Sometimes databases can misbehave and this in turn can affect Drone. Bellow are some common scenarios and their causes.

  • “Optimistic Lock Error” - sometimes this shows up in drone logs, but it is 100% normal, this is a technique used by drone runners, to make sure that a single build only occurs once and on a single runner. It can also occur when cancelling builds through the UI.
  • “postgres or mysql is using lots of connections / 100% CPU” - a thundering herd problem can occur where so much traffic occurs causing the CPU of the DB to hit 100% then the UI becomes un-responsive. This is incredibly rare and you dont need to do anything.
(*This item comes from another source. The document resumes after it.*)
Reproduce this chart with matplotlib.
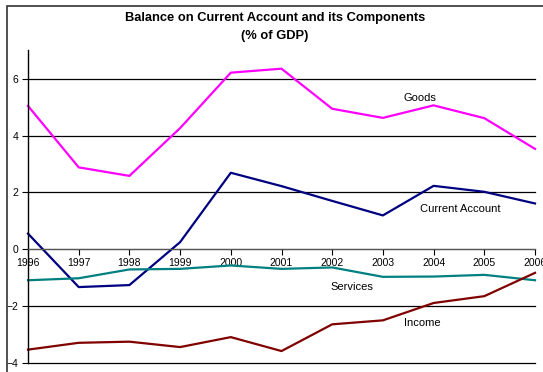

However if you want to limit the connections you can use, DRONE_DATABASE_MAX_CONNECTIONS | Drone
  • “other things to check” - check IOPS for your database, check the logs of the db, check the cpu usage and memory usage on your system. finally check the available disk space.

In the drone docs for DRONE_DATABASE_MAX_CONNECTIONS it says “must be configured before the system is first used.” The variable cannot be set later and then restart the drone server? Most other variables work that way. If that’s true you might even include additional text: “Changing the variable and restarting the drone server will not have an effect.”

I just ran into a “thundering herd problem”, too many db connections, and the message “FATAL: remaining connection slots are reserved for non-replication superuser connections”. It seems the default postgres max_connections is 100. If the default DRONE_DATABASE_MAX_CONNECTIONS is unlimited it could overwhelm the database. Jobs were getting permanently hung/frozen.

Not sure all the ramifications, so just an idea: the default drone max_connections should match the default postgres max_connections. If that configuration will more gracefully handle a sudden increase in traffic, and avoid errors.